[Information supplied]:
------------------------

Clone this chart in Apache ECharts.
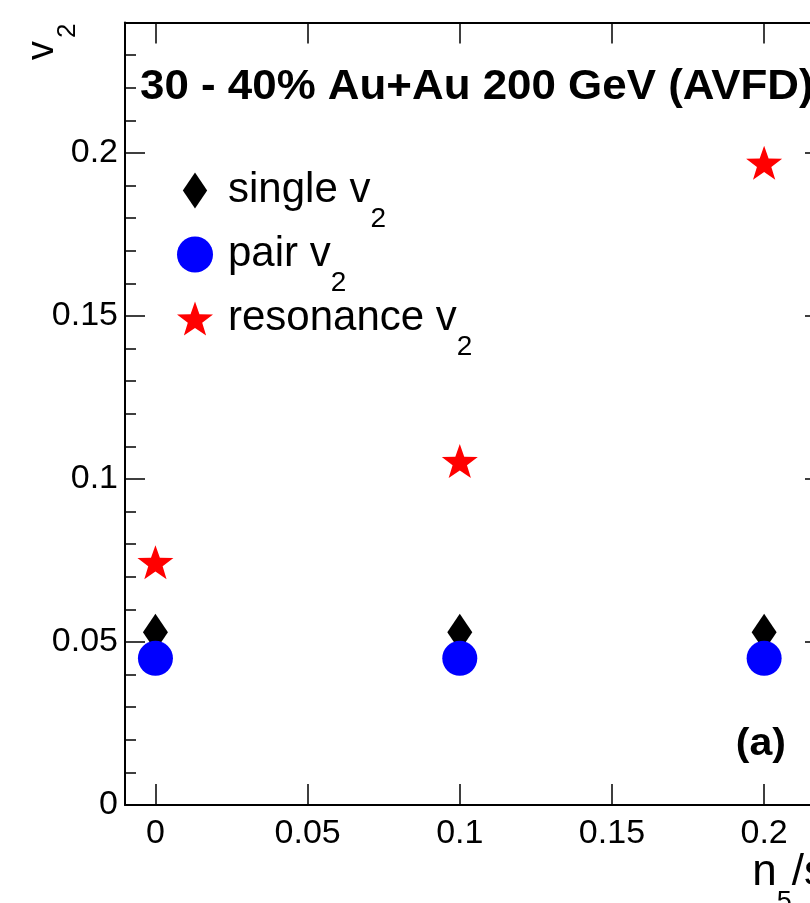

------------------------

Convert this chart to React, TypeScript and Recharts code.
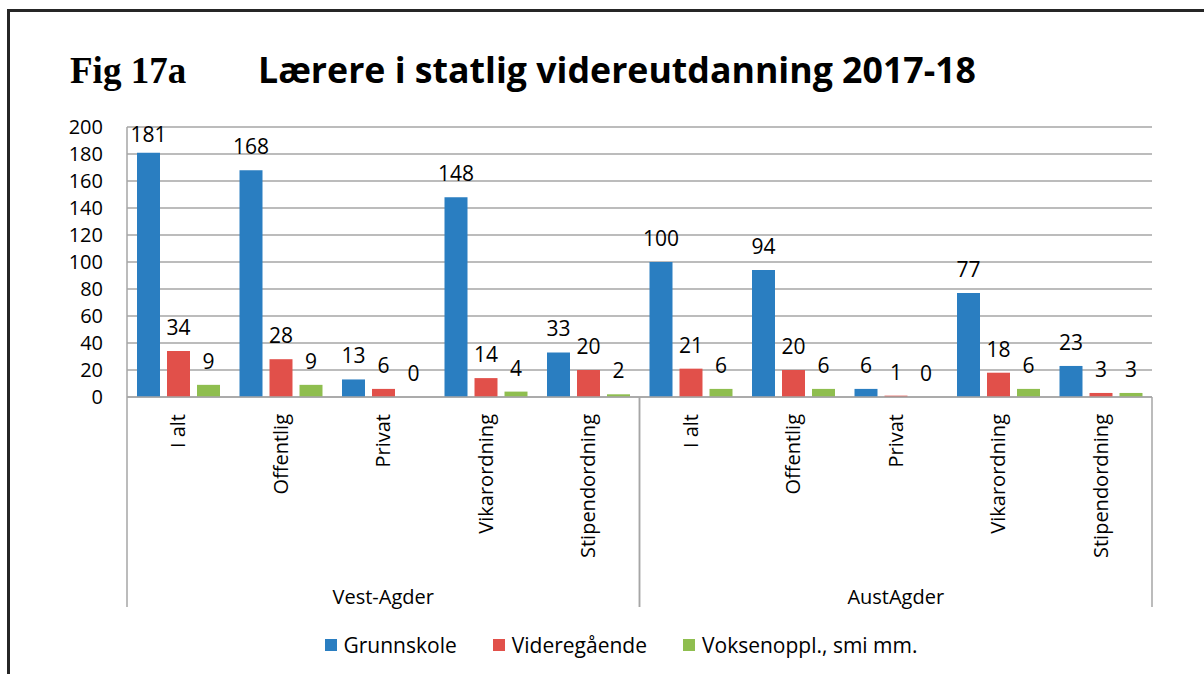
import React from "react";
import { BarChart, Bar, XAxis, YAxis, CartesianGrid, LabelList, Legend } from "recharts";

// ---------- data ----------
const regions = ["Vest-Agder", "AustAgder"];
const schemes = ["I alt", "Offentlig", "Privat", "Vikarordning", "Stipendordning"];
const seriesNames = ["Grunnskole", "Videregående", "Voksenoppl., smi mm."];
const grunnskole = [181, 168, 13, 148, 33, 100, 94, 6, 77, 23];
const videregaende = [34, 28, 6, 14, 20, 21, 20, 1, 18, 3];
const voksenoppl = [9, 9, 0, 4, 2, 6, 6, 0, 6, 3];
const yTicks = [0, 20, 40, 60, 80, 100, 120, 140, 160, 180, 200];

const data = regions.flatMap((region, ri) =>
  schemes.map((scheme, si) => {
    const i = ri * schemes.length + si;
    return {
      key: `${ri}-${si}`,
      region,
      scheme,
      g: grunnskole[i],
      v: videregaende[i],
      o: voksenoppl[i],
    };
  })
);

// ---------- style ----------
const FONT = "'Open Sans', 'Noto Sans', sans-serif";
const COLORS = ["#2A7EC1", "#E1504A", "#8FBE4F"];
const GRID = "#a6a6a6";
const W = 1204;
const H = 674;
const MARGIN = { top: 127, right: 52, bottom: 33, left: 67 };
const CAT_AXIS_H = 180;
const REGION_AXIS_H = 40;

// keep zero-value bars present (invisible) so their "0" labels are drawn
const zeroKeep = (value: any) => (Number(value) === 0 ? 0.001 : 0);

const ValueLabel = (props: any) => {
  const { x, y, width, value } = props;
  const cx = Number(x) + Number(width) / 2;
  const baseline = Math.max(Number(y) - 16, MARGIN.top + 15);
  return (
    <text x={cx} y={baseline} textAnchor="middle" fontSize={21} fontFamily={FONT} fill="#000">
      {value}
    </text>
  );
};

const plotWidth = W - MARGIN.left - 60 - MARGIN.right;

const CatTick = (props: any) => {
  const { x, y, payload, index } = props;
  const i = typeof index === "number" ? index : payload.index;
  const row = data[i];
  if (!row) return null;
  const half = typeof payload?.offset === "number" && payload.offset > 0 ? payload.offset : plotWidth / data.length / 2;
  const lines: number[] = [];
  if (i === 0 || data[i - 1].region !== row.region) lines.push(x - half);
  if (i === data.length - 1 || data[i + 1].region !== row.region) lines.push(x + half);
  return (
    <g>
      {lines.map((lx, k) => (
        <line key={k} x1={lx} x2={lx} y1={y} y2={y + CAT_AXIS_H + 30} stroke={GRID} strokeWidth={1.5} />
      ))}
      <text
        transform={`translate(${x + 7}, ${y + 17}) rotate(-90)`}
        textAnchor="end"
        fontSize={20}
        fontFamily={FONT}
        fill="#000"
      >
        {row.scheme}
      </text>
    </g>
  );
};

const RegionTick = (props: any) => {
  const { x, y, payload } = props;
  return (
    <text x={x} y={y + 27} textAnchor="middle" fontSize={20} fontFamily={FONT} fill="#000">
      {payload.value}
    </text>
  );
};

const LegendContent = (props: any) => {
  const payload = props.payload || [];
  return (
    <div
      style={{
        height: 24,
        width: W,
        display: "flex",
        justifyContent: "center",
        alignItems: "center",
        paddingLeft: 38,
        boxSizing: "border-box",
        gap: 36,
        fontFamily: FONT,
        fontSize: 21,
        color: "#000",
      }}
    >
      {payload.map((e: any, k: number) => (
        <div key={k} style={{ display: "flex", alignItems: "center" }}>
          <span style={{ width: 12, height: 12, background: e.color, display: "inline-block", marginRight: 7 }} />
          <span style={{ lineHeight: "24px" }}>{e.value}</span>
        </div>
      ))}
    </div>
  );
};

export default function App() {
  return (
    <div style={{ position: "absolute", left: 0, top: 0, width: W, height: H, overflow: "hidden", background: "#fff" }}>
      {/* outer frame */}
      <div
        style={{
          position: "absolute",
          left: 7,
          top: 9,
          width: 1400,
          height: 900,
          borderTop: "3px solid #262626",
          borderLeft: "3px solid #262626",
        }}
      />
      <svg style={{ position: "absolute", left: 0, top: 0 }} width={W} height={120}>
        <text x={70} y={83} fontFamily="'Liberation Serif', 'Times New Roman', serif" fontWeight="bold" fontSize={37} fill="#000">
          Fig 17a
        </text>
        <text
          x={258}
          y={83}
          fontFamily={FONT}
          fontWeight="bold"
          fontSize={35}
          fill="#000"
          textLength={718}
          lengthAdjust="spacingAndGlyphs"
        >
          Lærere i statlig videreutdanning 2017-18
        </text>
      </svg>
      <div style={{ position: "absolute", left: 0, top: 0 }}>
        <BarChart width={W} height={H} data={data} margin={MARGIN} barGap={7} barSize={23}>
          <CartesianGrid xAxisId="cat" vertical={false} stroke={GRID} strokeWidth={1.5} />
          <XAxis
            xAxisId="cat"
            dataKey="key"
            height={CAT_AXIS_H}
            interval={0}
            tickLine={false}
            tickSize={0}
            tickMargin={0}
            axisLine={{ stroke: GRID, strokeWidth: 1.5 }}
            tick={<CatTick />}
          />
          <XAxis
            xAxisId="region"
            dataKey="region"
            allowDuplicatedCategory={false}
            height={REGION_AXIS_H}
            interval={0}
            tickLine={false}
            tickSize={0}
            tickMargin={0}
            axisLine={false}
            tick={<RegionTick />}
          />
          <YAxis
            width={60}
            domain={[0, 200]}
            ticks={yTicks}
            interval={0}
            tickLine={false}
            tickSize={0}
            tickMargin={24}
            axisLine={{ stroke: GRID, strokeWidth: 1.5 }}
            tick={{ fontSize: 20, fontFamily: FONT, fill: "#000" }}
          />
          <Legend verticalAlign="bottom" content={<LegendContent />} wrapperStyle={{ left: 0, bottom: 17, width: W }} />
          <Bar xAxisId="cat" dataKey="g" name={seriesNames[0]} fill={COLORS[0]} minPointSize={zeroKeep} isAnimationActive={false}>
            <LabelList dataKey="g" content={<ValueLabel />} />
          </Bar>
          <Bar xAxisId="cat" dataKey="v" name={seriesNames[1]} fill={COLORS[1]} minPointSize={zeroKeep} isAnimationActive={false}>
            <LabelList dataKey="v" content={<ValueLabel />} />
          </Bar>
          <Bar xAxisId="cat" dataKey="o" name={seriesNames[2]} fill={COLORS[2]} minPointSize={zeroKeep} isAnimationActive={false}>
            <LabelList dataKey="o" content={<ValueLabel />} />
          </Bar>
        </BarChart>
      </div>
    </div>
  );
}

------------------------

[Short problem]:
Omit all pictures, and reproduce exactly the lines from the one holding "Convert this chart" through the one holding "CartesianGrid, LabelList, Legend", both included.

[Exercise result]:
Convert this chart to React, TypeScript and Recharts code.
import React from "react";
import { BarChart, Bar, XAxis, YAxis, CartesianGrid, LabelList, Legend } from "recharts";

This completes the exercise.